Выслушав рассказ Веры о поездке на источник Параклит, участковый врач, заходивший в последнее время довольно часто по собственному почину, просто так, зная, что его ждут, как исповедника, и в нем нуждаются, как в колодце, сообщил:
– В высшей степени рекомендую почитать «Древо – полезные советы», «Аптеку духовную», «О добрых друзьях двенадцати», опять же «Лавсаик, или Повествование о житии святых и блаженных отец наших».

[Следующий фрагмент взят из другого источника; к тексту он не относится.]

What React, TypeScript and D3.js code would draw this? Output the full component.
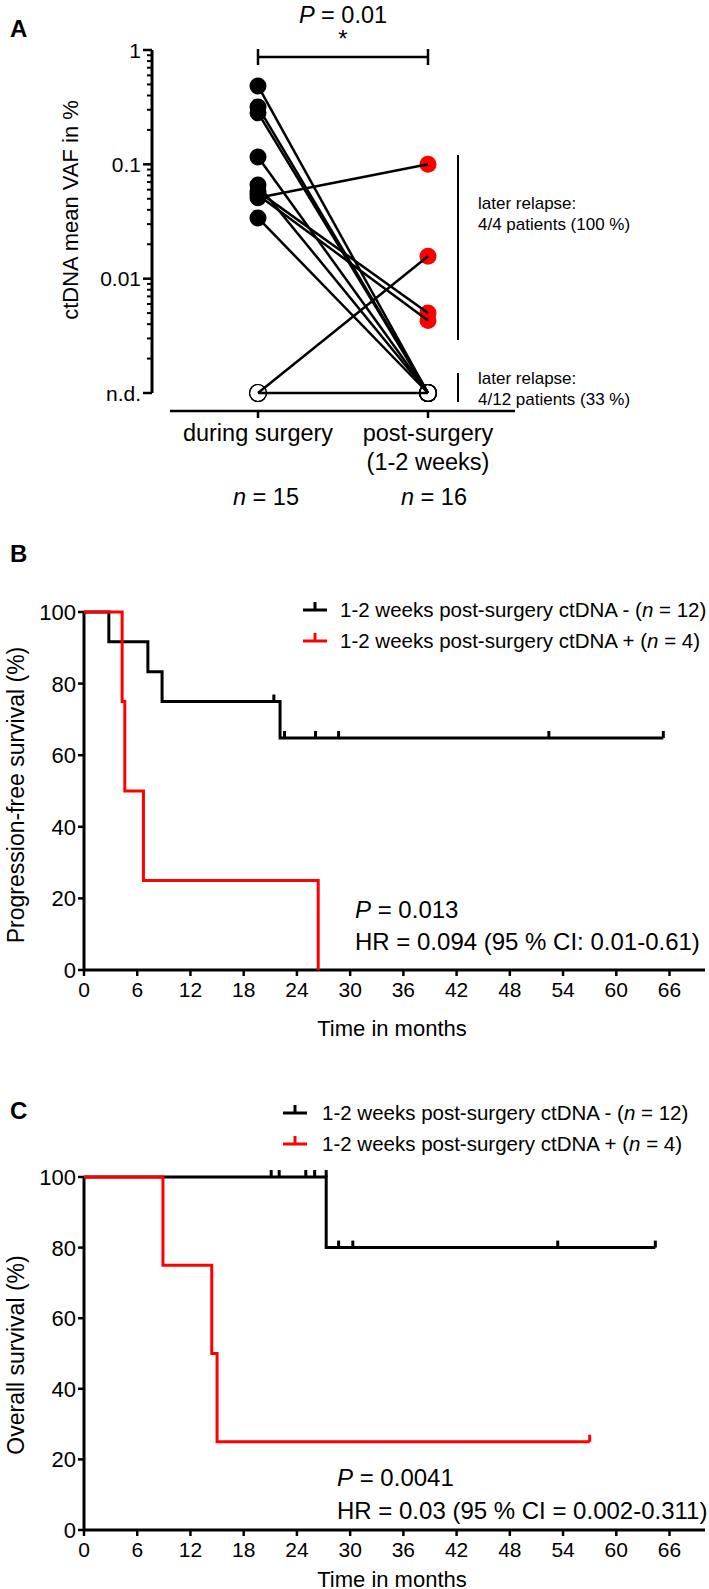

Феофания испуганно следила за доктором. Он заглядывал в реликварий, укутывал жертвенники тулупами, отворял двери, а обнаружив в одной из комнат Немца, изумился несказанно: «А это еще кто у нас такой?» Вера засуетилась, потому что внезапный визит отвлек Павла Карловича от чтения, запричитала всяческие возможные извинения и поволокла врача на кухню. Тут она усадила его за стол, он же, закурив, сообщил Нечто, но женщина не расслышала его, из комнаты донесся голос девочки: «Мама, мама – Вера, Надежда, Любовь, увези меня отсюда, мне здесь очень плохо. Я хочу ехать по полю, а потом по лесу. И еще вот! Я вспомнила!» Вера вздрогнула:
– Что ты вспомнила?
– В лесу кто-то жил, выглядывал из-за стволов, покусывал кору деревьев, оставляя на ней мокрые, сочившиеся сочивом следы. Коливо приготовили, покушали его, и стало сладко на губах. С ячменем. С солью. По поваленным вдоль колеи гниющим бревнам-валежинам расхаживали птицы, наклоняли головы и прятали их под крыльями, грели горячие клювы-камеи. Они наверное знали о своей добыче, в смысле жертве, предуготованной для страшных недр препараторской, разделочной, ямы, земляной тюрьмы для хранения хлорки, бывшей больничной церкви, переоборудованной в морг, где включают свет и выключают, включают и выключают.